La recrudescence de la tension en Orient et la hausse des niveaux d’alerte terroriste en Europe ont confirmé la crainte de répliques meurtrières de la guerre entre Israël et le Hamas, même loin de Gaza. La région du golfe arabo-persique était particulièrement surveillée. Elle est pourtant restée calme, personne n’ayant intérêt à embraser ces 250 000 km2 vitaux pour l’économie mondiale.

Article paru dans le numéro 50 de mars 2024 – Sahel. Le temps des transitions.

C’est en mer Rouge, 1 500 kilomètres plus à l’ouest, qu’un autre front s’est allumé, à l’initiative des rebelles houthis yéménites, avant-garde des réseaux iraniens dans le monde, à l’instar du Hezbollah libanais. En rébellion contre le pouvoir central (sunnite) depuis 2004, cette milice chiite (40 % de la population yéménite) est entrée à son tour dans la guerre israélo-palestinienne, le 19 octobre, en lançant des attaques de missiles ou de drones vers Israël, à partir des zones qu’elle contrôle.

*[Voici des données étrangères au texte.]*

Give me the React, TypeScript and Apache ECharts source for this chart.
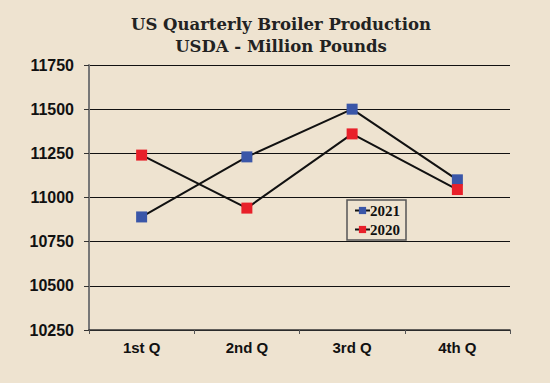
import React, { useEffect, useRef } from "react";
import * as echarts from "echarts";

const categories = ["1st Q", "2nd Q", "3rd Q", "4th Q"];
const series2021 = [10890, 11230, 11500, 11100];
const series2020 = [11240, 10940, 11360, 11045];
const yTicks = [10250, 10500, 10750, 11000, 11250, 11500, 11750];

export default function App() {
  const ref = useRef<HTMLDivElement>(null);
  useEffect(() => {
    const chart = echarts.init(ref.current!, null, { renderer: "svg" });
    chart.setOption({
      animation: false,
      backgroundColor: "#EEE3D0",
      title: {
        text: "US Quarterly Broiler Production\nUSDA - Million Pounds",
        left: 276,
        textAlign: "center",
        top: 8,
        textStyle: {
          fontFamily: "DejaVu Serif",
          fontWeight: "bold",
          fontSize: 16.5,
          color: "#222",
          lineHeight: 22,
        },
      },
      legend: {
        orient: "vertical",
        left: 347,
        top: 200,
        padding: [3, 6, 3, 7],
        itemGap: 4,
        itemWidth: 15,
        itemHeight: 9,
        borderColor: "#555",
        borderWidth: 1.5,
        backgroundColor: "#EEE3D0",
        data: ["2021", "2020"],
        textStyle: {
          fontFamily: "Liberation Serif",
          fontWeight: "bold",
          fontSize: 15,
          color: "#111",
          padding: [0, 0, 0, -5],
        },
      },
      grid: { left: 89, right: 40, top: 65, bottom: 53 },
      xAxis: {
        type: "category",
        data: categories,
        boundaryGap: true,
        axisLine: { lineStyle: { color: "#333", width: 1.5 } },
        axisTick: { show: true, length: 4, lineStyle: { color: "#555" } },
        axisLabel: {
          margin: 10,
          fontFamily: "Liberation Sans",
          fontWeight: "bold",
          fontSize: 15,
          color: "#111",
        },
      },
      yAxis: {
        type: "value",
        min: yTicks[0],
        max: yTicks[yTicks.length - 1],
        interval: 250,
        axisLine: { show: true, lineStyle: { color: "#777", width: 2 } },
        axisTick: { show: true, length: 5, lineStyle: { color: "#333" } },
        splitLine: { show: true, lineStyle: { color: "#111", width: 1 } },
        axisLabel: {
          margin: 15,
          fontFamily: "Liberation Sans",
          fontWeight: "bold",
          fontSize: 16,
          color: "#111",
          formatter: (v: number) => String(v),
        },
      },
      series: [
        {
          name: "2021",
          type: "line",
          data: series2021,
          symbol: "rect",
          symbolSize: 11,
          lineStyle: { color: "#111", width: 2 },
          itemStyle: { color: "#3A56A8" },
          z: 3,
        },
        {
          name: "2020",
          type: "line",
          data: series2020,
          symbol: "rect",
          symbolSize: 11,
          lineStyle: { color: "#111", width: 2 },
          itemStyle: { color: "#E8202A" },
          z: 4,
        },
      ],
    });
    return () => chart.dispose();
  }, []);
  return (
    <div
      ref={ref}
      style={{ position: "fixed", left: 0, top: 0, width: 550, height: 383 }}
    />
  );
}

Cette campagne de harcèlement est coordonnée au plus haut niveau par la République islamique d’Iran. En activant les Houthistes et le Hezbollah, Téhéran affiche sa solidarité avec le Hamas, tout en se gardant d’aller trop loin dans l’escalade militaire. De fait, ces attaques n’ont eu aucun effet sur la situation à Gaza. Elles ont toutefois obligé les États-Unis à s’engager directement dans ce conflit, ce qui est toujours risqué en période électorale. Dès le 19 octobre 2023, le destroyer USS Carney abattait des missiles et des drones tirés du Yémen. Les autres tirs étaient interceptés, au-dessus de la mer Rouge et dans le sud de l’Égypte. À la mi-janvier, une cinquantaine de missiles et deux fois plus de drones avaient été détruits par les marines américaine, saoudienne, britannique et même française – le 10 décembre, la frégate Languedoc abattait deux drones.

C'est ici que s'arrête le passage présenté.